Threshold of Fire by Hella Haasse
Reviewed by Justin Fassino
There’s a certain inevitability to historical fiction, a conflict between the foreknowledge of how the story must end and the dared-for hope that perhaps things will turn out differently than reality, less sad, less hopeless. It is this spirit that Dutch East Indies-born author Hella Haasse channels her 1964 novella Threshold of Fire, a meditation on the end of Rome and the lasting influence it maintains on the world of today.
The 5th Century A.D. is such a compelling setting; we see some of our own institutions in the mirror as we read about the world’s most powerful empire, glory crumbling, undergoing a long, decaying spiral. Large personalities lost to history but found again in our own time with different faces give us a familiarity with what life could have been like feckless rulers cast from the social elite, great military leaders of the world (seen here through Roman magister militum, Stilicho – who himself was not a Latin Roman), and an entire civilization standing on the precipice of massive cultural change.
More of a three act play than a conventional tale, Threshold of Fire picks the choicest bits of the personalities of the era and supplements a few fictional faces to explore the identity of the time.
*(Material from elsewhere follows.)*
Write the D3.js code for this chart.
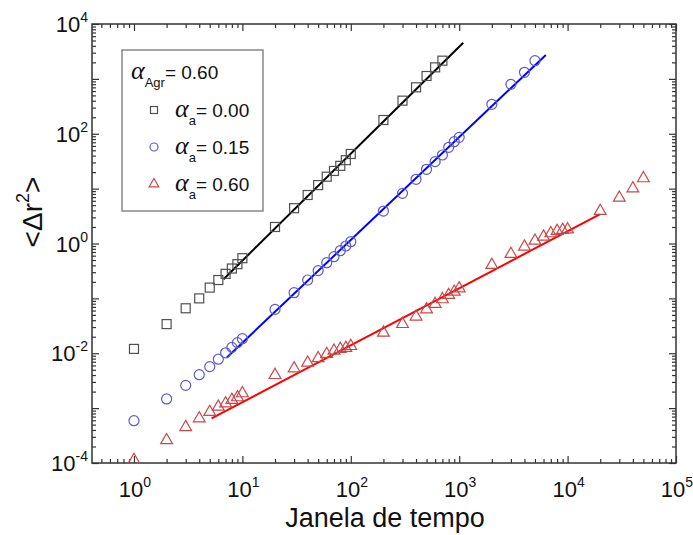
<!DOCTYPE html>
<html>
<head>
<meta charset="utf-8">
<script src="https://cdn.jsdelivr.net/npm/d3@7"></script>
<style>
  html, body { margin: 0; padding: 0; background: #fff; }
  svg { display: block; }
  text { font-family: "Liberation Sans", Arial, sans-serif; fill: #111; }
</style>
</head>
<body>
<svg id="chart" width="693" height="535"></svg>
<script>
// ---------------- data ----------------
const timeWindow = [1,2,3,4,5,6,7,8,9,10,20,30,40,50,60,70,80,90,100,200,300,400,500,600,700];
const msdAlpha000 = [0.012,0.034,0.066,0.10,0.157,0.216,0.28,0.35,0.42,0.54,2.0,4.4,7.65,11.6,16.5,21,26,33,42.8,178,401,702,1128,1622,2146];

const timeWindowB = [1,2,3,4,5,6,7,8,9,10,20,30,40,50,60,70,80,90,100,200,300,400,500,600,700,800,900,1000,2000,3000,4000,5000];
const msdAlpha015 = [5.9e-4,1.47e-3,2.6e-3,4.07e-3,5.7e-3,7.8e-3,0.0102,0.0128,0.0156,0.0184,0.063,0.127,0.216,0.32,0.447,0.575,0.74,0.90,1.08,3.9,8.2,14.8,22.5,31,41,56.6,71.6,86,344,795,1318,2146];

const timeWindowC = [1,2,3,4,5,6,7,8,9,10,20,30,40,50,60,70,80,90,100,200,300,400,500,600,700,800,900,1000,2000,3000,4000,5000,6000,7000,8000,9000,10000,20000,30000,40000,50000];
const msdAlpha060 = [1.13e-4,2.6e-4,4.5e-4,6.5e-4,8.5e-4,1.06e-3,1.22e-3,1.41e-3,1.57e-3,1.86e-3,4.0e-3,5.3e-3,6.7e-3,8.1e-3,9.7e-3,0.0111,0.0119,0.0125,0.0135,0.0237,0.034,0.0464,0.063,0.079,0.096,0.115,0.132,0.152,0.406,0.644,0.875,1.12,1.33,1.53,1.69,1.77,1.8,3.9,6.8,10.1,15.4];

// power-law fit segments (endpoints)
const fitBlackX = [6.7, 1090];   const fitBlackY = [0.223, 4560];
const fitBlueX  = [7.2, 6300];   const fitBlueY  = [8.4e-3, 2723];
const fitRedX   = [5.2, 19800];  const fitRedY   = [6.5e-4, 3.4];

const xMajorExp = [0,1,2,3,4,5];
const yMajorExp = [-4,-2,0,2,4];
const legendTitle = "= 0.60";
const legendLabels = ["= 0.00", "= 0.15", "= 0.60"];
const xTitle = "Janela de tempo";

// ---------------- layout ----------------
const svg = d3.select("#chart");
const L = 92, R = 676, T = 24, B = 463;
const x = d3.scaleLog().domain([0.41, 1e5]).range([L, R]);
const y = d3.scaleLog().domain([1e-4, 1e4]).range([B, T]);

const axisColor = "#333";
const xMajors = xMajorExp.map(e => Math.pow(10, e));
const xMinors = [];
[0.5,0.6,0.7,0.8,0.9].forEach(v => xMinors.push(v));
for (let k = 0; k < 5; k++) for (let m = 2; m <= 9; m++) xMinors.push(m * Math.pow(10, k));
const yMajorsAll = d3.range(-4, 5).map(e => Math.pow(10, e));
const yMinors = [];
for (let k = -4; k < 4; k++) for (let m = 2; m <= 9; m++) yMinors.push(m * Math.pow(10, k));

function styleAxis(g) {
  g.select(".domain").remove();
  g.selectAll(".tick line").attr("stroke", axisColor).attr("stroke-width", 1.2);
  g.selectAll(".tick text").remove();
}
// bottom / top
svg.append("g").attr("transform", `translate(0,${B})`)
  .call(d3.axisBottom(x).tickValues(xMajors).tickSize(-7).tickFormat("")).call(styleAxis);
svg.append("g").attr("transform", `translate(0,${B})`)
  .call(d3.axisBottom(x).tickValues(xMinors).tickSize(-4).tickFormat("")).call(styleAxis);
svg.append("g").attr("transform", `translate(0,${T})`)
  .call(d3.axisTop(x).tickValues(xMajors).tickSize(-7).tickFormat("")).call(styleAxis);
svg.append("g").attr("transform", `translate(0,${T})`)
  .call(d3.axisTop(x).tickValues(xMinors).tickSize(-4).tickFormat("")).call(styleAxis);
// left / right
svg.append("g").attr("transform", `translate(${L},0)`)
  .call(d3.axisLeft(y).tickValues(yMajorsAll).tickSize(-7).tickFormat("")).call(styleAxis);
svg.append("g").attr("transform", `translate(${L},0)`)
  .call(d3.axisLeft(y).tickValues(yMinors).tickSize(-4).tickFormat("")).call(styleAxis);
svg.append("g").attr("transform", `translate(${R},0)`)
  .call(d3.axisRight(y).tickValues(yMajorsAll).tickSize(-7).tickFormat("")).call(styleAxis);
svg.append("g").attr("transform", `translate(${R},0)`)
  .call(d3.axisRight(y).tickValues(yMinors).tickSize(-4).tickFormat("")).call(styleAxis);

// frame
svg.append("rect").attr("x", L).attr("y", T).attr("width", R - L).attr("height", B - T)
  .attr("fill", "none").attr("stroke", axisColor).attr("stroke-width", 1.5);

// tick labels
const xl = svg.append("g");
xMajorExp.forEach(e => {
  const t = xl.append("text").attr("x", x(Math.pow(10, e)) + 1).attr("y", 497)
    .attr("text-anchor", "middle").attr("font-size", 22);
  t.append("tspan").text("10");
  t.append("tspan").attr("font-size", 14).attr("dy", -10).text(String(e));
});
const yl = svg.append("g");
yMajorExp.forEach(e => {
  const t = yl.append("text").attr("x", 88).attr("y", y(Math.pow(10, e)) + 8)
    .attr("text-anchor", "end").attr("font-size", 22);
  t.append("tspan").text("10");
  t.append("tspan").attr("font-size", 14).attr("dy", -10).text(String(e));
});

// axis titles
svg.append("text").attr("x", 385).attr("y", 527).attr("text-anchor", "middle")
  .attr("font-size", 27).text(xTitle);
const yt = svg.append("text").attr("transform", "translate(42,212) rotate(-90)")
  .attr("text-anchor", "middle").attr("font-size", 28);
yt.append("tspan").text("<Δr");
yt.append("tspan").attr("font-size", 18).attr("dy", -13).text("2");
yt.append("tspan").attr("dy", 13).text(">");

// fit lines
const line = d3.line().x(d => x(d[0])).y(d => y(d[1]));
[[fitBlackX, fitBlackY, "#000"], [fitBlueX, fitBlueY, "#0000ff"], [fitRedX, fitRedY, "#ff0000"]]
  .forEach(([xs, ys, c]) => {
    svg.append("path").datum(xs.map((v, i) => [v, ys[i]]))
      .attr("d", line).attr("fill", "none").attr("stroke", c).attr("stroke-width", 2);
  });

// markers
const sqColor = "#505050", ciColor = "#5a5ad2", trColor = "#c84848";
svg.append("g").selectAll("rect").data(timeWindow.map((v, i) => [v, msdAlpha000[i]]))
  .join("rect").attr("x", d => x(d[0]) - 4.5).attr("y", d => y(d[1]) - 4.5)
  .attr("width", 9).attr("height", 9).attr("fill", "none").attr("stroke", sqColor).attr("stroke-width", 1.2);
svg.append("g").selectAll("circle").data(timeWindowB.map((v, i) => [v, msdAlpha015[i]]))
  .join("circle").attr("cx", d => x(d[0])).attr("cy", d => y(d[1])).attr("r", 5)
  .attr("fill", "none").attr("stroke", ciColor).attr("stroke-width", 1.2);
const tri = d3.symbol().type(d3.symbolTriangle).size(60);
svg.append("g").selectAll("path").data(timeWindowC.map((v, i) => [v, msdAlpha060[i]]))
  .join("path").attr("transform", d => `translate(${x(d[0])},${y(d[1])})`)
  .attr("d", tri).attr("fill", "none").attr("stroke", trColor).attr("stroke-width", 1.2);

// legend
const lg = svg.append("g");
lg.append("rect").attr("x", 122).attr("y", 50).attr("width", 141).attr("height", 161)
  .attr("fill", "#fff").attr("stroke", "#888").attr("stroke-width", 1.5);
function alphaLabel(xp, yp, sub, rest) {
  const t = lg.append("text").attr("x", xp).attr("y", yp).attr("font-size", 19);
  t.append("tspan").attr("font-family", "Liberation Serif, serif").attr("font-style", "italic")
    .attr("font-size", 26).text("α");
  t.append("tspan").attr("font-size", 13).attr("dy", 8).text(sub);
  t.append("tspan").attr("dy", -8).text(rest);
}
alphaLabel(131, 79, "Agr", legendTitle);
const rowsY = [110, 147, 184];
lg.append("rect").attr("x", 150.5).attr("y", rowsY[0] - 3.5).attr("width", 7).attr("height", 7)
  .attr("fill", "none").attr("stroke", sqColor).attr("stroke-width", 1.2);
lg.append("circle").attr("cx", 154).attr("cy", rowsY[1]).attr("r", 4)
  .attr("fill", "none").attr("stroke", ciColor).attr("stroke-width", 1.2);
lg.append("path").attr("transform", `translate(154,${rowsY[2]})`)
  .attr("d", d3.symbol().type(d3.symbolTriangle).size(40))
  .attr("fill", "none").attr("stroke", trColor).attr("stroke-width", 1.2);
legendLabels.forEach((s, i) => alphaLabel(175, rowsY[i] + 7, "a", s));
</script>
</body>
</html>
From Haasse’s mind springs Hadrian, the tragic Christian Roman prefect and magistrate, a man conflicted by the ideals and virtues of what it means to be “Roman” and his own troubled past. Opposite him is Marcus Anicius Rufus, himself a Roman noble of considerable wealth and influence, but a pagan and thus shunned by society. Between the spiritual and ideological battle of these two is the introspection of the famous Roman poet Claudian, who historically disappears from the records in 404 A.D., but is thoughtfully realized by Haasse as both villain and hero, the pivotal point of view character around which the story comes together.
The translation of the work is quite good, though there is no envy at Anita Miller and Nini Blinstrub’s challenge; the chronological order of each chapter and the setting of the novel swirls and jumps backwards and forwards throughout, with entire sections of long internal monologues jumping between past and present at the flick of a switch. Ultimately, this is a moderately involved (yet compelling) read, with a unique, soulful cadence to the language and pacing that is a welcome novelty.
There’s an unmistakable kinship between Threshold of Fire and Wallace Breem’s Eagle in the Snow: both are set within a decade of one another in Rome, and both chronicle the impact of the impending fall of the SPQR banners through the eyes of fatal, relatable characters. The important rulers of the time (like the aforementioned Stilicho, and the Emperor Honorius) hover over all, providing the rigid, implacable, recognizable face of The Empire, while both stories’ protagonists become the spirit of The Roman Ideal.
Threshold of Fire is a deeply introspective book; most chapters consist of long monologues and memory sequences that meander through time in non-linear order. The characters face their unavoidable fates with both courage and uncertainty. Like the most resonant historical fiction, Threshold of Fire is a window into our own modern world, our place in it, and the mistakes we can avoid if we so heed the lessons that have come before. Framed within the romantic, melancholic edifices of the city of Rome and her omnipresent force of being, this is an enjoyable, deeply meditative read on the intersection between duty, friendship, and devoutness. “People of Rome, cry with one voice,” writes Claudian early on; Threshold of Fire captures a narrow, poignant facet of Rome’s lasting echo across 2,000 years.